### Data shown
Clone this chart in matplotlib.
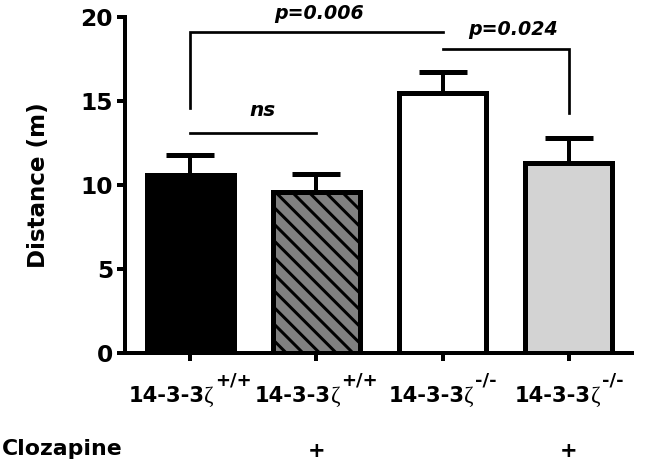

...

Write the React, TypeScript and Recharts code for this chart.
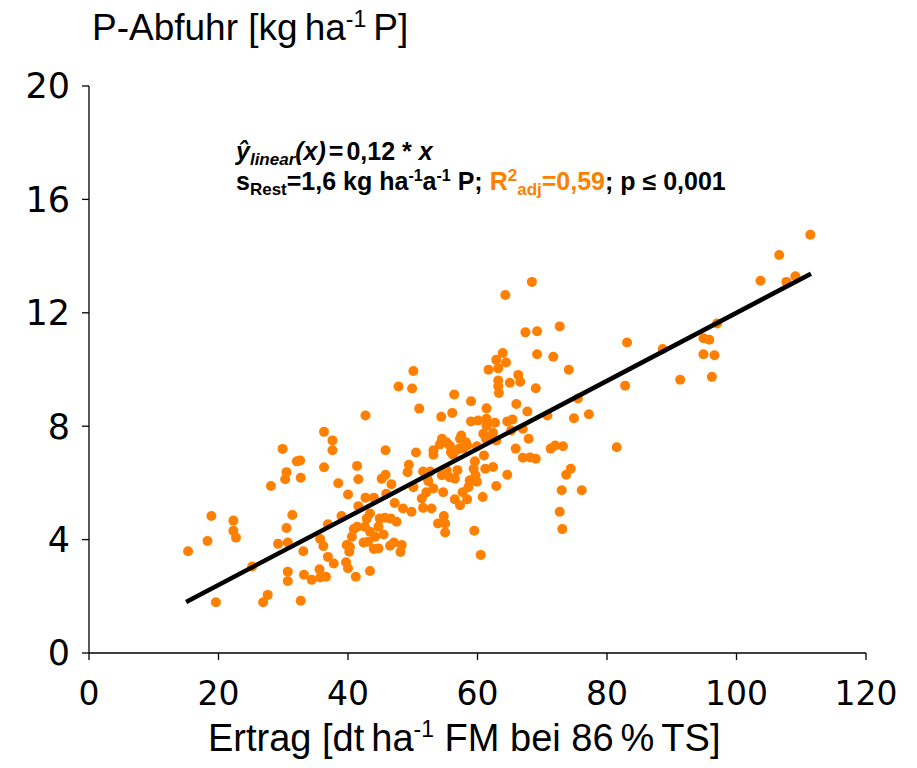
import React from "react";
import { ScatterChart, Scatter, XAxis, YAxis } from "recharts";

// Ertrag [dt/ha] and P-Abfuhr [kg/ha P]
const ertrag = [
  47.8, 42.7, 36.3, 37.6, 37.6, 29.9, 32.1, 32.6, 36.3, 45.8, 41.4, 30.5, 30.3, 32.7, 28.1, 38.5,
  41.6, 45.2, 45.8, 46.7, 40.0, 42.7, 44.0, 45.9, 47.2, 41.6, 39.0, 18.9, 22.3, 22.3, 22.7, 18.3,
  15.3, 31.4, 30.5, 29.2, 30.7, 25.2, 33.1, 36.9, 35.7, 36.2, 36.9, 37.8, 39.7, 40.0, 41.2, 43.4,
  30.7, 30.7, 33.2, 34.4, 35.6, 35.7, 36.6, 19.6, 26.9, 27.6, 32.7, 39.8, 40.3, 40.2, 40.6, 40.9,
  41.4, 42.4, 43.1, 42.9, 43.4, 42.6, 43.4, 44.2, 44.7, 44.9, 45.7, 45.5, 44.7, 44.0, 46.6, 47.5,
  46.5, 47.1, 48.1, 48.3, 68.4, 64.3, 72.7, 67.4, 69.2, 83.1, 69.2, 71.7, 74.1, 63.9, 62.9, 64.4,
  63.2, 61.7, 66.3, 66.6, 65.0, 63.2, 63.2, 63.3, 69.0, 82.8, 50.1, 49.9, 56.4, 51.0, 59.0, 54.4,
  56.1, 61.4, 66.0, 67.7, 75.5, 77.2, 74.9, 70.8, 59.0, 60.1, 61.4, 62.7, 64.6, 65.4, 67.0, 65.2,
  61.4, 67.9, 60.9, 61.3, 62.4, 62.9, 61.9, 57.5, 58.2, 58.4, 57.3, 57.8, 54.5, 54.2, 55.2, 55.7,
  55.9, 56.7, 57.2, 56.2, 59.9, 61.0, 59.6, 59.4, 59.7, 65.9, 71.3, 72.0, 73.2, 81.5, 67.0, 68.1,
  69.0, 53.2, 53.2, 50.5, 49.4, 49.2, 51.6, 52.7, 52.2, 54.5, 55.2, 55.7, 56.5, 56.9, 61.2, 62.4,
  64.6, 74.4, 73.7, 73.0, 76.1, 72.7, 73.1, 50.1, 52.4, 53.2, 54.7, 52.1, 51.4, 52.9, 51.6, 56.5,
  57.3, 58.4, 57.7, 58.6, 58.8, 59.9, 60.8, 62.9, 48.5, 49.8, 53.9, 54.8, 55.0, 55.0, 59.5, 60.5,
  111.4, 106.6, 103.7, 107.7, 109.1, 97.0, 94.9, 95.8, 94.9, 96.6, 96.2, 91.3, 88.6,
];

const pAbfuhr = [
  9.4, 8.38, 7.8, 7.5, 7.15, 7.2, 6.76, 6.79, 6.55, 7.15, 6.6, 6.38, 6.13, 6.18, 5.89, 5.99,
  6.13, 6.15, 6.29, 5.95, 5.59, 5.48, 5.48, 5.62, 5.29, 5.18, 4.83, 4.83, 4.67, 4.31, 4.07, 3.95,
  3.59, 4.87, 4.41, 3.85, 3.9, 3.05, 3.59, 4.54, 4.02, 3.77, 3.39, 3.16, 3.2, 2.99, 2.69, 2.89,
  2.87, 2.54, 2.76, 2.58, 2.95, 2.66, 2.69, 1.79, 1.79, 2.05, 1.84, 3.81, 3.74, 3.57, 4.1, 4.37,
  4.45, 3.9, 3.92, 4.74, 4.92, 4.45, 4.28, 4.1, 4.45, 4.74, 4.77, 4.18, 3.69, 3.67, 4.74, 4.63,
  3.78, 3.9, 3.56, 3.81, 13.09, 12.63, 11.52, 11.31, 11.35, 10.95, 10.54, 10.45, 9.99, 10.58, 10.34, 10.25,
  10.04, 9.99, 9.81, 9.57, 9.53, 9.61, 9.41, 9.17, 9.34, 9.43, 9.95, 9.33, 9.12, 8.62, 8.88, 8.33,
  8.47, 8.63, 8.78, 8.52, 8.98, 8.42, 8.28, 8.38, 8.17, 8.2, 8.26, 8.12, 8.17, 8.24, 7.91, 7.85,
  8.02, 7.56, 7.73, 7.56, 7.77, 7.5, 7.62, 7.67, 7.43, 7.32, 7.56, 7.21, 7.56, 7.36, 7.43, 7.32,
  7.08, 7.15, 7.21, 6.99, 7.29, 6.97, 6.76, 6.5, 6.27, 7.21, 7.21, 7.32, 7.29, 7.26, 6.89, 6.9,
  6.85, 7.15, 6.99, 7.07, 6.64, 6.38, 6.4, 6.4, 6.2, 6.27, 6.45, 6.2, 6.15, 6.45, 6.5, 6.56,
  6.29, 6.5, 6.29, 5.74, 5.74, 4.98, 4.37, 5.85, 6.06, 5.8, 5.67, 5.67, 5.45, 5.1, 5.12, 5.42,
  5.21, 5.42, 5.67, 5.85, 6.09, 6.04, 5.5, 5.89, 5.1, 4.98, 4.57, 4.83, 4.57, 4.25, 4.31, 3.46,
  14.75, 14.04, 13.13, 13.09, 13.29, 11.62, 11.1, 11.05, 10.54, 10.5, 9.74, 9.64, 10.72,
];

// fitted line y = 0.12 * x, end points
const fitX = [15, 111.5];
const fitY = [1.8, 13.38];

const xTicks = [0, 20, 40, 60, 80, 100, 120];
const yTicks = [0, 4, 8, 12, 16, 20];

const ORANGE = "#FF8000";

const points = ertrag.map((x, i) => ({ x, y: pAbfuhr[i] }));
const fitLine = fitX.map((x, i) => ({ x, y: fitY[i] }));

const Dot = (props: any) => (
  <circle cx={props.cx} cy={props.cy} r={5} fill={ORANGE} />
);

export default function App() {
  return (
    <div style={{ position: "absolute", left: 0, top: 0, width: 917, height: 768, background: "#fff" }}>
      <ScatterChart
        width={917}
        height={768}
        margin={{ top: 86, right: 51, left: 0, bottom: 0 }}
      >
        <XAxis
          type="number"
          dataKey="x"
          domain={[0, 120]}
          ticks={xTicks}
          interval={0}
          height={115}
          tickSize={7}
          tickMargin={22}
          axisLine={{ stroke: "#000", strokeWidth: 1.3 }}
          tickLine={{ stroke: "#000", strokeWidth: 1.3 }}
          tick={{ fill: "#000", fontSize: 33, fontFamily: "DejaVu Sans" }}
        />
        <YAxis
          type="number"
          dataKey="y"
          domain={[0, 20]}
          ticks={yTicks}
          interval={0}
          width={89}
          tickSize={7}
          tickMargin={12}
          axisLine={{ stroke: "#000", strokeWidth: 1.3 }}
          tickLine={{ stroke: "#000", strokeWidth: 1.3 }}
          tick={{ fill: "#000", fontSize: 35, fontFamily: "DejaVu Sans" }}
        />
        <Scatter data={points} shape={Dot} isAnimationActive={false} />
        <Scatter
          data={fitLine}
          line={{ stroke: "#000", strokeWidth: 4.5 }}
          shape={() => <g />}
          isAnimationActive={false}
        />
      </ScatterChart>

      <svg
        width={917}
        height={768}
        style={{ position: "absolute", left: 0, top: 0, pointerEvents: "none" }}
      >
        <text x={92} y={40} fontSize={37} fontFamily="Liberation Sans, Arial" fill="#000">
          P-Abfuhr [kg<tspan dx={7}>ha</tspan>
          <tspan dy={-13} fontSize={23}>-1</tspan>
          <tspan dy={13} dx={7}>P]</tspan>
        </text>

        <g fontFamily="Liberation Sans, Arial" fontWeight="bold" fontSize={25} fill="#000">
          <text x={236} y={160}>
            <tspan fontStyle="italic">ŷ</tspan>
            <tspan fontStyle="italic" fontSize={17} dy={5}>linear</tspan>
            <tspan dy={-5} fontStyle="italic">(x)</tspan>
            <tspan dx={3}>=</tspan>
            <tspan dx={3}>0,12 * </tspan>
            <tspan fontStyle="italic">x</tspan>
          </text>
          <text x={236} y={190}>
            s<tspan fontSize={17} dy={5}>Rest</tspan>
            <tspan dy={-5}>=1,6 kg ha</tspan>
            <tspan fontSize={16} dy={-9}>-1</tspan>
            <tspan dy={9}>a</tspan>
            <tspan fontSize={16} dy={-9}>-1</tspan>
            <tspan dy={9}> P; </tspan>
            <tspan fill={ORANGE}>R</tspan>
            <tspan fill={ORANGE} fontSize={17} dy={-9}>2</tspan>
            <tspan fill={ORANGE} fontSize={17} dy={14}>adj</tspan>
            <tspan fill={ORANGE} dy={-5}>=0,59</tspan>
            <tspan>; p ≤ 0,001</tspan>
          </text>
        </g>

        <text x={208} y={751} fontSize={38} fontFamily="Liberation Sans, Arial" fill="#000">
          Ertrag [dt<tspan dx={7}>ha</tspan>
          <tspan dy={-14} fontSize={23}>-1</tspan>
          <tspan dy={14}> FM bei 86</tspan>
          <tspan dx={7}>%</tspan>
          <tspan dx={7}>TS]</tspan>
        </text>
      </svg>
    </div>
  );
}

### Task statement
Give the count of lines in the listing that hold the word "React", with no other text.

### Reply to the task
2